But issues arise. The special needs individual may not want a guardian. An individual facing a guardianship petition has the right to an attorney and under some state laws, that attorney must advocate for their “best interests” as determined by a court-appointed guardian ad litem or GAL (A GAL is an individual appointed by the court to represent the best interests of a child or incapacitated person involved in a case in superior court). If the client of the GAL disagrees, their legal representative is essentially fighting for them to lose their case.

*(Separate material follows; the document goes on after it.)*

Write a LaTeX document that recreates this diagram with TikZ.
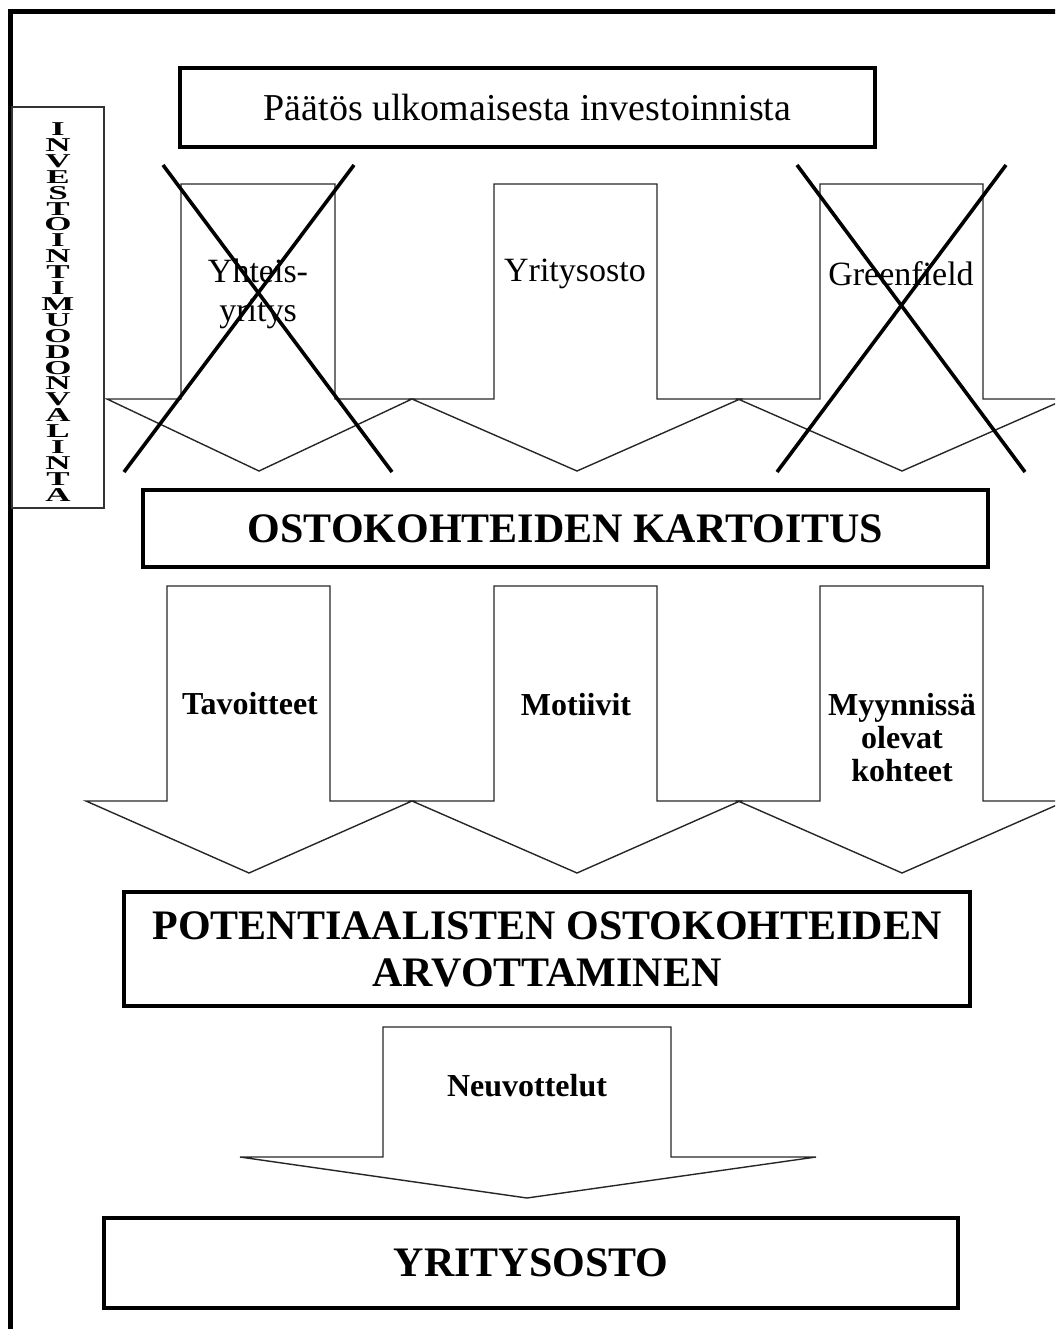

ASAN or the Autistic Self Advocacy Network strongly believes it is wrong to “subject guardianship” upon a special needs individual. They believe everyone should have the ability to make their own decisions. They point out that neurotypical people rely upon the input and feedback of others when making decisions in their lives, and they should be able to as well. A movement called Supportive Decision-Making is gathering force across the nation.

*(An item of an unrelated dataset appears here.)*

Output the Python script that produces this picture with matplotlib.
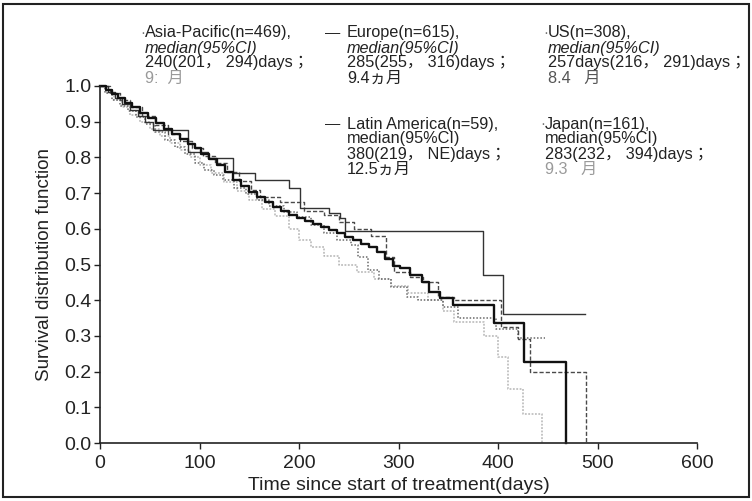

It began in 2013 with a young woman with Down’s Syndrome named Jenny Hatch. Jenny was a high school graduate, worked at a thrift store she loved and volunteered in political campaigns. At her parents’ request, a court put her in temporary guardianship, placing her in a group home where they took away her cell phone and laptop and wouldn’t let her return to work or socialize with friends. Her parents filed for permanent guardianship, wanting her to remain in the group home that they felt was the safest environment for her.

After a year of litigation she won the right to make her own decisions through Supported Decision-Making, a process in which a team of allies help the disabled person to make key decisions about their life. She became a national and international hero for the rights of the disabled and speaks publicly of her experiences. A growing number of states now have Supported Decision-Making laws to give the disabled maximum freedom while retaining a network of support for them throughout their lives.

You can find the states that have Supported Decision-making laws at:

There’s a wealth of information to consider and assimilate as a parent facing the prospect of your ASD child becoming an adult. You’ll want to review the laws of your state, weigh your options and seek legal advice. Each ASD person has their own constellation of strengths and challenges and it is understood that every parent wants the best for their child. None of us has a crystal ball into the future, but if we did, we would want to see our adult child living their best life possible. In this spirit, we take the hard steps to blaze a trail forward for them.